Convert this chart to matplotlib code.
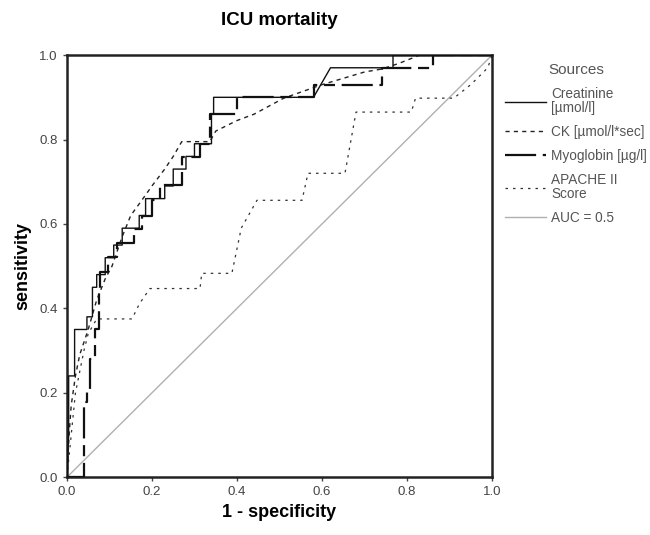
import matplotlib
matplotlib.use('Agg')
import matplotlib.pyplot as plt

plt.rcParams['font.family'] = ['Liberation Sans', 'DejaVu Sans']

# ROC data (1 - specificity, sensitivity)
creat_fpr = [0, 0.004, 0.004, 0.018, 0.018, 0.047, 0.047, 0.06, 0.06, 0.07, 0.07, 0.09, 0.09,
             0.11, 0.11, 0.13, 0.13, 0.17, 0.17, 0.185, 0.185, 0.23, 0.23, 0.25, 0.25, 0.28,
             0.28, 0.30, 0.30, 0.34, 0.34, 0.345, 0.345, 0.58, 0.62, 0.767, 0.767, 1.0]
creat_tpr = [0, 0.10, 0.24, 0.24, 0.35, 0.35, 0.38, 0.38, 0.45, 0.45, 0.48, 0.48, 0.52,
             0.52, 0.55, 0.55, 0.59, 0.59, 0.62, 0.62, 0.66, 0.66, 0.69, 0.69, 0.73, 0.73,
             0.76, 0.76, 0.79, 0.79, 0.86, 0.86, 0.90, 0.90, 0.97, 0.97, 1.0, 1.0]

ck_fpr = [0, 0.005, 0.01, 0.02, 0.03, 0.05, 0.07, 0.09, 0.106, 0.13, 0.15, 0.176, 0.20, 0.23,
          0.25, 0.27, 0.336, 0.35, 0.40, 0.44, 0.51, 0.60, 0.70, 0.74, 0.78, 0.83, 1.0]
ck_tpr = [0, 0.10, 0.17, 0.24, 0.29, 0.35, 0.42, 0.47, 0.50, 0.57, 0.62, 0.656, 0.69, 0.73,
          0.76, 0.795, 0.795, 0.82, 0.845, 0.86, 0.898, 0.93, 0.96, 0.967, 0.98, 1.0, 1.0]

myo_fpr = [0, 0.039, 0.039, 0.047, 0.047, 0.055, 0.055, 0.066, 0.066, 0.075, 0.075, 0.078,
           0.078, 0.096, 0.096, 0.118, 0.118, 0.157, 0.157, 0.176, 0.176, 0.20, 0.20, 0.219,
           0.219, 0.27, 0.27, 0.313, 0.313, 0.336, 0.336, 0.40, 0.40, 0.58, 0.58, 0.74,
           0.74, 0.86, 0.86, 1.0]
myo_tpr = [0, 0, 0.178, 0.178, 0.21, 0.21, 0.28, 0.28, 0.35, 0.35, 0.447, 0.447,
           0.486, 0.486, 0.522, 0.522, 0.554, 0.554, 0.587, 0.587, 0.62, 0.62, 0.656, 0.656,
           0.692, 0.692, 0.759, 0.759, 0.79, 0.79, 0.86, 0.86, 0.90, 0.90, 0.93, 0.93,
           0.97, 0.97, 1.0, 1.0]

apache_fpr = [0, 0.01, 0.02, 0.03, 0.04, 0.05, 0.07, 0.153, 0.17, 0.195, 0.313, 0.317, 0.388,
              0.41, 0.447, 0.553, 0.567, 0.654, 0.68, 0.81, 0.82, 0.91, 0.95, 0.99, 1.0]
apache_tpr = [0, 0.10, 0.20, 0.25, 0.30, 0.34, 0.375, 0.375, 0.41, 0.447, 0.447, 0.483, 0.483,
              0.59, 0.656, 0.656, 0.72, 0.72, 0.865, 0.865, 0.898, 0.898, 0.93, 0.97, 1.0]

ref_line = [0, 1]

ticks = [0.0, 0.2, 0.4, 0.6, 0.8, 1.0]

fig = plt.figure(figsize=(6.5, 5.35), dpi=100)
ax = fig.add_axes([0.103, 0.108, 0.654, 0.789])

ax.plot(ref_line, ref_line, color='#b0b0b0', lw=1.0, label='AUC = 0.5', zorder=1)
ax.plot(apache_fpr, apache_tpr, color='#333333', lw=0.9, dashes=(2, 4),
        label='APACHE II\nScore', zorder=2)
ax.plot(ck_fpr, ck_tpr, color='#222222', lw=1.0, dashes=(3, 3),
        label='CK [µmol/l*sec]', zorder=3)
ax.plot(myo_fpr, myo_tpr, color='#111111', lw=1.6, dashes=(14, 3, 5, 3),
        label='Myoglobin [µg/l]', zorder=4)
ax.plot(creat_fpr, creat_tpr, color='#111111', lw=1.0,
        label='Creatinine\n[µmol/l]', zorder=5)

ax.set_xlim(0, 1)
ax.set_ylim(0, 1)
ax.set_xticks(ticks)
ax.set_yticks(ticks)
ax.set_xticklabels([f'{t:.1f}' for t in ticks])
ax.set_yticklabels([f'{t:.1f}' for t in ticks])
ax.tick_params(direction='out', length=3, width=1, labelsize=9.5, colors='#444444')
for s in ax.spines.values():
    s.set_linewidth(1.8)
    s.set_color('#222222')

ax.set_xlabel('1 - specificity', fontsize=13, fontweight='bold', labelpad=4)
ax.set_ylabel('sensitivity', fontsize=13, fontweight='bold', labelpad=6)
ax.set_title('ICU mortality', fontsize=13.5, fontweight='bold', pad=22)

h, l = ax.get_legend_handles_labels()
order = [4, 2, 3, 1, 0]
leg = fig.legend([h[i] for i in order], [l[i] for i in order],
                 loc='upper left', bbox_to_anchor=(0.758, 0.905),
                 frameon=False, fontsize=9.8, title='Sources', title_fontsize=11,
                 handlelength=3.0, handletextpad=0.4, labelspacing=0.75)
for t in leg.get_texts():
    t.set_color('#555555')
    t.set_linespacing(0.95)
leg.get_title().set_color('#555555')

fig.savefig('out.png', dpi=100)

To be done | Emit the lines of the material exactly, from its first line to the line containing "plt.rcParams['font.family'] = ['Liberation", inclusive; leave every picture out.

Completed task |
Convert this chart to matplotlib code.
import matplotlib
matplotlib.use('Agg')
import matplotlib.pyplot as plt

plt.rcParams['font.family'] = ['Liberation Sans', 'DejaVu Sans']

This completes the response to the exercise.